**YOUR TASK:** Repeat the data word for word. Do not include the pictures.

**DATA SEGMENT:**
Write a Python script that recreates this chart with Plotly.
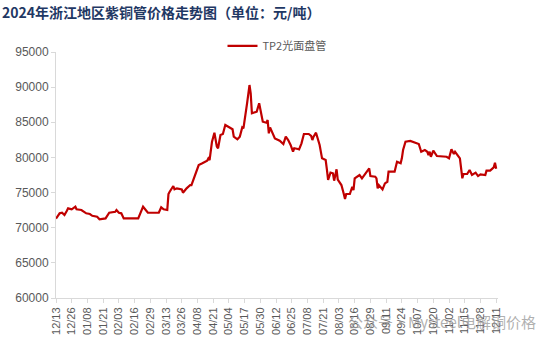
import plotly.graph_objects as go

# ---- data ----
dates = [
    "2023-12-13", "2023-12-16", "2023-12-18", "2023-12-20", "2023-12-22", "2023-12-23",
    "2023-12-26", "2023-12-29", "2023-12-30", "2024-01-03", "2024-01-07", "2024-01-10",
    "2024-01-12", "2024-01-16", "2024-01-18", "2024-01-23", "2024-01-26", "2024-01-31",
    "2024-02-01", "2024-02-03", "2024-02-05", "2024-02-07", "2024-02-19", "2024-02-21",
    "2024-02-23", "2024-02-27", "2024-03-07", "2024-03-09", "2024-03-11", "2024-03-14",
    "2024-03-15", "2024-03-16", "2024-03-19", "2024-03-20", "2024-03-22", "2024-03-26",
    "2024-03-27", "2024-03-30", "2024-04-02", "2024-04-03", "2024-04-09", "2024-04-12",
    "2024-04-16", "2024-04-17", "2024-04-18", "2024-04-20", "2024-04-22", "2024-04-24",
    "2024-04-25", "2024-04-27", "2024-04-29", "2024-05-01", "2024-05-05", "2024-05-07",
    "2024-05-08", "2024-05-11", "2024-05-13", "2024-05-15", "2024-05-16", "2024-05-17",
    "2024-05-19", "2024-05-21", "2024-05-22", "2024-05-23", "2024-05-27", "2024-05-29",
    "2024-05-30", "2024-06-01", "2024-06-04", "2024-06-05", "2024-06-06", "2024-06-07",
    "2024-06-11", "2024-06-15", "2024-06-18", "2024-06-20", "2024-06-22", "2024-06-24",
    "2024-06-26", "2024-06-27", "2024-06-30", "2024-07-01", "2024-07-03", "2024-07-05",
    "2024-07-09", "2024-07-11", "2024-07-12", "2024-07-13", "2024-07-15", "2024-07-18",
    "2024-07-20", "2024-07-23", "2024-07-24", "2024-07-25", "2024-07-27", "2024-07-29",
    "2024-07-30", "2024-08-01", "2024-08-02", "2024-08-04", "2024-08-05", "2024-08-07",
    "2024-08-08", "2024-08-09", "2024-08-12", "2024-08-14", "2024-08-15", "2024-08-16",
    "2024-08-19", "2024-08-20", "2024-08-22", "2024-08-24", "2024-08-26", "2024-08-28",
    "2024-08-29", "2024-09-02", "2024-09-03", "2024-09-04", "2024-09-05", "2024-09-08",
    "2024-09-10", "2024-09-12", "2024-09-13", "2024-09-18", "2024-09-20", "2024-09-23",
    "2024-09-24", "2024-09-25", "2024-09-27", "2024-10-01", "2024-10-08", "2024-10-10",
    "2024-10-13", "2024-10-15", "2024-10-16", "2024-10-17", "2024-10-18", "2024-10-20",
    "2024-10-23", "2024-10-27", "2024-10-31", "2024-11-02", "2024-11-04", "2024-11-06",
    "2024-11-07", "2024-11-11", "2024-11-13", "2024-11-14", "2024-11-17", "2024-11-19",
    "2024-11-21", "2024-11-24", "2024-11-26", "2024-11-28", "2024-12-02", "2024-12-03",
    "2024-12-06", "2024-12-09", "2024-12-10", "2024-12-11",
]
tp2_price = [
    71300, 72050, 72130, 71800, 72420, 72760,
    72620, 72990, 72620, 72520, 72050, 71950,
    71700, 71560, 71190, 71330, 72130, 72270,
    72520, 72130, 72050, 71330, 71330, 72050,
    72990, 72130, 72130, 72900, 72620, 72520,
    74800, 75120, 75930, 75460, 75600, 75460,
    74980, 75600, 76070, 76070, 78920, 79160,
    79530, 79870, 79630, 82240, 83520, 81530,
    81300, 83190, 83330, 84610, 84280, 84000,
    82950, 82580, 82950, 84280, 84140, 85560,
    87700, 90300, 89120, 86280, 86510, 87700,
    86750, 85080, 84940, 85320, 83430, 84280,
    82710, 82380, 81910, 82950, 82480, 81770,
    80810, 81300, 81200, 81150, 82000, 83330,
    83330, 83050, 82480, 82950, 83520, 81770,
    79870, 79630, 78310, 76790, 77830, 77740,
    76690, 78310, 76840, 76310, 76070, 74800,
    74080, 74800, 74800, 75830, 75360, 77030,
    77350, 77500, 77030, 77500, 77970, 78450,
    77350, 77260, 77030, 75600, 76070, 75460,
    76310, 76540, 77970, 77970, 79390, 79160,
    79870, 81060, 82240, 82340, 81910, 80810,
    81060, 80810, 80340, 80810, 80100, 80960,
    80200, 80100, 80100, 79870, 81150, 80490,
    80810, 79870, 77030, 77640, 77640, 78210,
    77500, 77830, 77350, 77590, 77500, 78120,
    78120, 78590, 79250, 78400,
]
tick_dates = [
    "2023-12-13", "2023-12-26", "2024-01-08", "2024-01-21", "2024-02-03", "2024-02-16",
    "2024-02-29", "2024-03-13", "2024-03-26", "2024-04-08", "2024-04-21", "2024-05-04",
    "2024-05-17", "2024-05-30", "2024-06-12", "2024-06-25", "2024-07-08", "2024-07-21",
    "2024-08-03", "2024-08-16", "2024-08-29", "2024-09-11", "2024-09-24", "2024-10-07",
    "2024-10-20", "2024-11-02", "2024-11-15", "2024-11-28", "2024-12-11",
]
tick_labels = [
    "12/13", "12/26", "01/08", "01/21", "02/03", "02/16", "02/29", "03/13", "03/26",
    "04/08", "04/21", "05/04", "05/17", "05/30", "06/12", "06/25", "07/08", "07/21",
    "08/03", "08/16", "08/29", "09/11", "09/24", "10/07", "10/20", "11/02", "11/15",
    "11/28", "12/11",
]
series_name = "TP2光面盘管"
title_text = "2024年浙江地区紫铜管价格走势图（单位：元/吨）"
watermark = "公众号·Mysteel电解铜价格"

fig = go.Figure()
fig.add_trace(go.Scatter(
    x=dates, y=tp2_price, mode="lines", name=series_name,
    line=dict(color="#C00000", width=2.2),
))

fig.update_layout(
    width=554, height=344,
    margin=dict(l=56, r=56, t=52, b=46, autoexpand=False),
    paper_bgcolor="white", plot_bgcolor="white",
    showlegend=True,
    legend=dict(
        orientation="h", x=0.5, xanchor="center", y=1.025, yanchor="middle",
        font=dict(family="Noto Sans CJK SC, serif", size=11, color="#595959"),
        bgcolor="rgba(0,0,0,0)",
    ),
)
fig.add_annotation(
    text="<b>" + title_text + "</b>", xref="paper", yref="paper",
    x=-56 / 442, y=1 + (52 - 12) / 246, xanchor="left", yanchor="middle",
    showarrow=False,
    font=dict(family="Noto Sans CJK SC", size=14, color="#1F3864"),
)
fig.add_annotation(
    text=watermark, xref="paper", yref="paper",
    x=(538 - 56) / 442, y=(298 - 321) / 246, xanchor="right", yanchor="middle",
    showarrow=False,
    font=dict(family="Noto Sans CJK SC", size=15, color="rgba(150,150,150,0.75)"),
)

fig.update_xaxes(
    type="date", automargin=False,
    range=["2023-12-13", "2024-12-12 12:00"],
    tickmode="array", tickvals=tick_dates, ticktext=tick_labels,
    tickangle=-90,
    tickfont=dict(family="Liberation Sans", size=11, color="#595959"),
    showline=True, linecolor="#D9D9D9", linewidth=1,
    ticks="outside", tickcolor="#D9D9D9", ticklen=4,
    showgrid=False, zeroline=False,
)
fig.update_yaxes(
    automargin=False,
    range=[60000, 95000], dtick=5000, tick0=60000,
    tickformat="d",
    tickfont=dict(family="Liberation Sans", size=12, color="#595959"),
    showline=True, linecolor="#D9D9D9", linewidth=1,
    ticks="outside", tickcolor="#D9D9D9", ticklen=4,
    showgrid=False, zeroline=False,
)

fig.write_html("out.html")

**TASK RESPONSE:**
Write a Python script that recreates this chart with Plotly.
import plotly.graph_objects as go

# ---- data ----
dates = [
    "2023-12-13", "2023-12-16", "2023-12-18", "2023-12-20", "2023-12-22", "2023-12-23",
    "2023-12-26", "2023-12-29", "2023-12-30", "2024-01-03", "2024-01-07", "2024-01-10",
    "2024-01-12", "2024-01-16", "2024-01-18", "2024-01-23", "2024-01-26", "2024-01-31",
    "2024-02-01", "2024-02-03", "2024-02-05", "2024-02-07", "2024-02-19", "2024-02-21",
    "2024-02-23", "2024-02-27", "2024-03-07", "2024-03-09", "2024-03-11", "2024-03-14",
    "2024-03-15", "2024-03-16", "2024-03-19", "2024-03-20", "2024-03-22", "2024-03-26",
    "2024-03-27", "2024-03-30", "2024-04-02", "2024-04-03", "2024-04-09", "2024-04-12",
    "2024-04-16", "2024-04-17", "2024-04-18", "2024-04-20", "2024-04-22", "2024-04-24",
    "2024-04-25", "2024-04-27", "2024-04-29", "2024-05-01", "2024-05-05", "2024-05-07",
    "2024-05-08", "2024-05-11", "2024-05-13", "2024-05-15", "2024-05-16", "2024-05-17",
    "2024-05-19", "2024-05-21", "2024-05-22", "2024-05-23", "2024-05-27", "2024-05-29",
    "2024-05-30", "2024-06-01", "2024-06-04", "2024-06-05", "2024-06-06", "2024-06-07",
    "2024-06-11", "2024-06-15", "2024-06-18", "2024-06-20", "2024-06-22", "2024-06-24",
    "2024-06-26", "2024-06-27", "2024-06-30", "2024-07-01", "2024-07-03", "2024-07-05",
    "2024-07-09", "2024-07-11", "2024-07-12", "2024-07-13", "2024-07-15", "2024-07-18",
    "2024-07-20", "2024-07-23", "2024-07-24", "2024-07-25", "2024-07-27", "2024-07-29",
    "2024-07-30", "2024-08-01", "2024-08-02", "2024-08-04", "2024-08-05", "2024-08-07",
    "2024-08-08", "2024-08-09", "2024-08-12", "2024-08-14", "2024-08-15", "2024-08-16",
    "2024-08-19", "2024-08-20", "2024-08-22", "2024-08-24", "2024-08-26", "2024-08-28",
    "2024-08-29", "2024-09-02", "2024-09-03", "2024-09-04", "2024-09-05", "2024-09-08",
    "2024-09-10", "2024-09-12", "2024-09-13", "2024-09-18", "2024-09-20", "2024-09-23",
    "2024-09-24", "2024-09-25", "2024-09-27", "2024-10-01", "2024-10-08", "2024-10-10",
    "2024-10-13", "2024-10-15", "2024-10-16", "2024-10-17", "2024-10-18", "2024-10-20",
    "2024-10-23", "2024-10-27", "2024-10-31", "2024-11-02", "2024-11-04", "2024-11-06",
    "2024-11-07", "2024-11-11", "2024-11-13", "2024-11-14", "2024-11-17", "2024-11-19",
    "2024-11-21", "2024-11-24", "2024-11-26", "2024-11-28", "2024-12-02", "2024-12-03",
    "2024-12-06", "2024-12-09", "2024-12-10", "2024-12-11",
]
tp2_price = [
    71300, 72050, 72130, 71800, 72420, 72760,
    72620, 72990, 72620, 72520, 72050, 71950,
    71700, 71560, 71190, 71330, 72130, 72270,
    72520, 72130, 72050, 71330, 71330, 72050,
    72990, 72130, 72130, 72900, 72620, 72520,
    74800, 75120, 75930, 75460, 75600, 75460,
    74980, 75600, 76070, 76070, 78920, 79160,
    79530, 79870, 79630, 82240, 83520, 81530,
    81300, 83190, 83330, 84610, 84280, 84000,
    82950, 82580, 82950, 84280, 84140, 85560,
    87700, 90300, 89120, 86280, 86510, 87700,
    86750, 85080, 84940, 85320, 83430, 84280,
    82710, 82380, 81910, 82950, 82480, 81770,
    80810, 81300, 81200, 81150, 82000, 83330,
    83330, 83050, 82480, 82950, 83520, 81770,
    79870, 79630, 78310, 76790, 77830, 77740,
    76690, 78310, 76840, 76310, 76070, 74800,
    74080, 74800, 74800, 75830, 75360, 77030,
    77350, 77500, 77030, 77500, 77970, 78450,
    77350, 77260, 77030, 75600, 76070, 75460,
    76310, 76540, 77970, 77970, 79390, 79160,
    79870, 81060, 82240, 82340, 81910, 80810,
    81060, 80810, 80340, 80810, 80100, 80960,
    80200, 80100, 80100, 79870, 81150, 80490,
    80810, 79870, 77030, 77640, 77640, 78210,
    77500, 77830, 77350, 77590, 77500, 78120,
    78120, 78590, 79250, 78400,
]
tick_dates = [
    "2023-12-13", "2023-12-26", "2024-01-08", "2024-01-21", "2024-02-03", "2024-02-16",
    "2024-02-29", "2024-03-13", "2024-03-26", "2024-04-08", "2024-04-21", "2024-05-04",
    "2024-05-17", "2024-05-30", "2024-06-12", "2024-06-25", "2024-07-08", "2024-07-21",
    "2024-08-03", "2024-08-16", "2024-08-29", "2024-09-11", "2024-09-24", "2024-10-07",
    "2024-10-20", "2024-11-02", "2024-11-15", "2024-11-28", "2024-12-11",
]
tick_labels = [
    "12/13", "12/26", "01/08", "01/21", "02/03", "02/16", "02/29", "03/13", "03/26",
    "04/08", "04/21", "05/04", "05/17", "05/30", "06/12", "06/25", "07/08", "07/21",
    "08/03", "08/16", "08/29", "09/11", "09/24", "10/07", "10/20", "11/02", "11/15",
    "11/28", "12/11",
]
series_name = "TP2光面盘管"
title_text = "2024年浙江地区紫铜管价格走势图（单位：元/吨）"
watermark = "公众号·Mysteel电解铜价格"

fig = go.Figure()
fig.add_trace(go.Scatter(
    x=dates, y=tp2_price, mode="lines", name=series_name,
    line=dict(color="#C00000", width=2.2),
))

fig.update_layout(
    width=554, height=344,
    margin=dict(l=56, r=56, t=52, b=46, autoexpand=False),
    paper_bgcolor="white", plot_bgcolor="white",
    showlegend=True,
    legend=dict(
        orientation="h", x=0.5, xanchor="center", y=1.025, yanchor="middle",
        font=dict(family="Noto Sans CJK SC, serif", size=11, color="#595959"),
        bgcolor="rgba(0,0,0,0)",
    ),
)
fig.add_annotation(
    text="<b>" + title_text + "</b>", xref="paper", yref="paper",
    x=-56 / 442, y=1 + (52 - 12) / 246, xanchor="left", yanchor="middle",
    showarrow=False,
    font=dict(family="Noto Sans CJK SC", size=14, color="#1F3864"),
)
fig.add_annotation(
    text=watermark, xref="paper", yref="paper",
    x=(538 - 56) / 442, y=(298 - 321) / 246, xanchor="right", yanchor="middle",
    showarrow=False,
    font=dict(family="Noto Sans CJK SC", size=15, color="rgba(150,150,150,0.75)"),
)

fig.update_xaxes(
    type="date", automargin=False,
    range=["2023-12-13", "2024-12-12 12:00"],
    tickmode="array", tickvals=tick_dates, ticktext=tick_labels,
    tickangle=-90,
    tickfont=dict(family="Liberation Sans", size=11, color="#595959"),
    showline=True, linecolor="#D9D9D9", linewidth=1,
    ticks="outside", tickcolor="#D9D9D9", ticklen=4,
    showgrid=False, zeroline=False,
)
fig.update_yaxes(
    automargin=False,
    range=[60000, 95000], dtick=5000, tick0=60000,
    tickformat="d",
    tickfont=dict(family="Liberation Sans", size=12, color="#595959"),
    showline=True, linecolor="#D9D9D9", linewidth=1,
    ticks="outside", tickcolor="#D9D9D9", ticklen=4,
    showgrid=False, zeroline=False,
)

fig.write_html("out.html")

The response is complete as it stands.